Patient Education: Handouts Aren’t The Answer

A lawyer friend of mine told me a funny story about a client’s take on what is wrong with the healthcare system. He belongs to an HMO that has clinical centers.  The doctors work for the center which is owned by the insurance company. The client said he views the current healthcare system in the following illustration.

If I go to the clinic office for a broken leg, I will probably be given a handout on how to walk better, told to go to physical therapy,  take Advil and call if its not better.

I laughed when I heard this because although most medical professionals would probably do more, there is a perception by patients that they are not being listened to.  There is also the feeling that being ill is some how their fault and need to take responsibility for whatever is the problem.

I also laughed when I thought about the handout.  How often do we as medical professionals give handouts with what we think is critical information.  Think of the emergency room discharge sheets.  DO people read it and does it make sense to them?
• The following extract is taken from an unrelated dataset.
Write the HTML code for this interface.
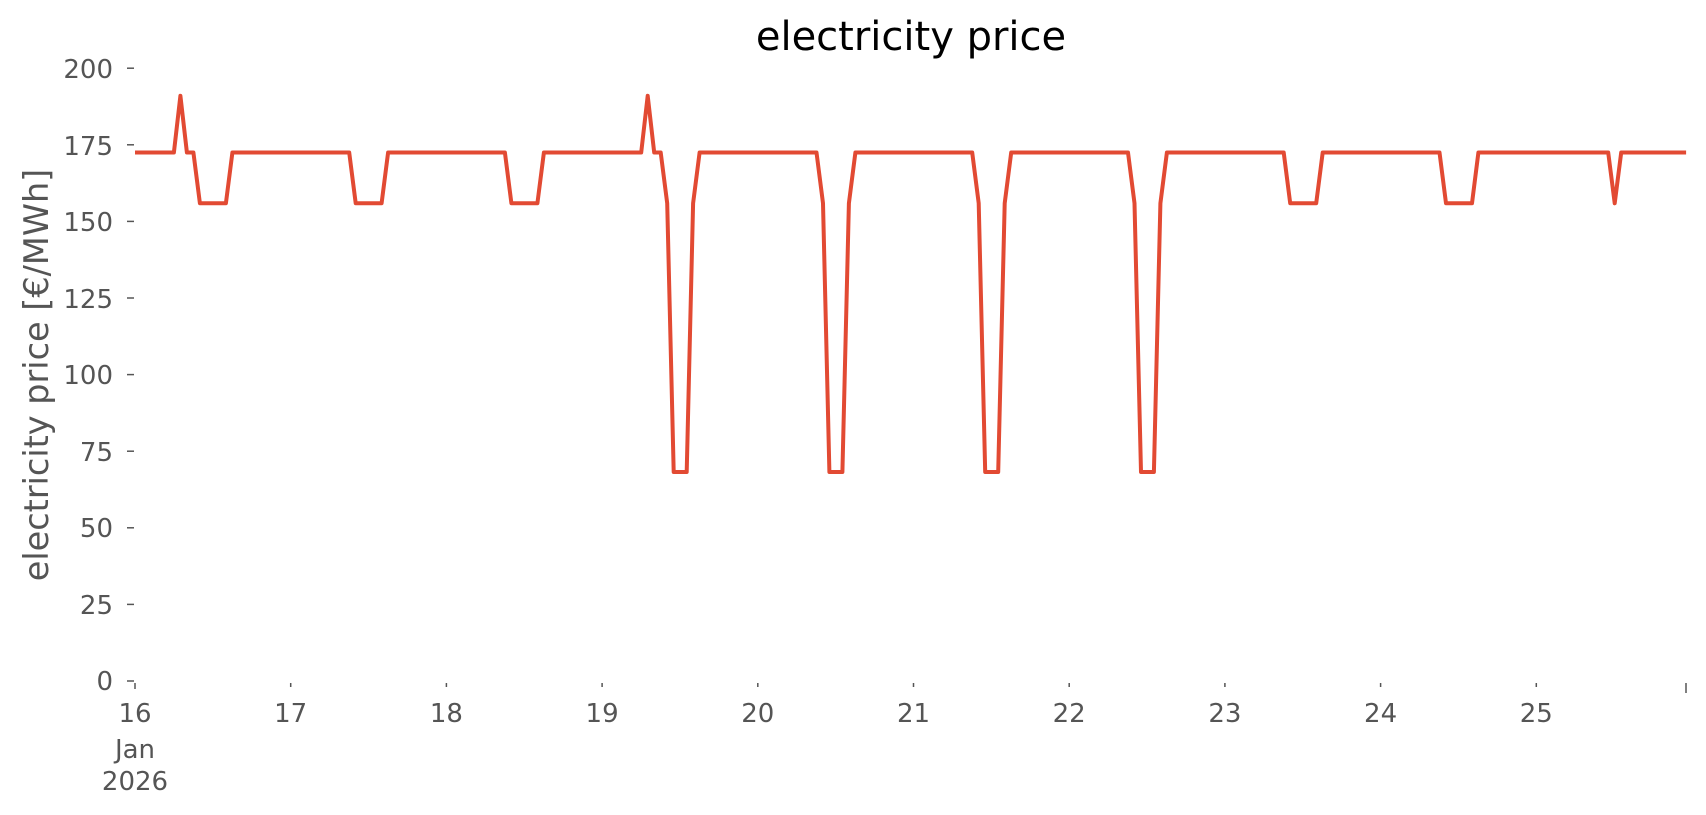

I have been with people day surgery post op and the nurse is reviewing the discharge information.  It is hard enough for me to follow, let alone someone just out of anesthesia.  I have also found most discharge people don’t like to be asked too many questions.  The response is usually, it is all in the paper.  Hospitals have gotten better about calling the next day to make sure all is well.

There is a strong push in healthcare to make the patient more responsible for their care.  It is called prevention.  The idea is with enough education, patients will make the right choices for their health.  As we know, human behavior is not easy to change.

The problem arises with, what forms of education work?  I dare say, handouts don’t work for many.  People have different styles of learning.  Dr Howard Gardner of Harvard School of Education developed the idea of multiple intelligences.  This theory is built on the idea that people learn in seven different ways and education needs to reflect the different styles.  The seven learning styles are: visual or spatial, bodily -kinesthetic, musical, interpersonal, intrapersonal, linguistic and logical-mathematical.  The point is learning does not occur the same for everyone or is the manner in which information is absorbed.

I think if healthcare is going to move towards prevention and education clients then there needs to be a discussion on the best ways to accomplish this.  If patients are going to expected to be more involved and responsible in their healthcare then  the medical community has to take responsibility for providing  educational experiences that work.  Handouts are not the answer.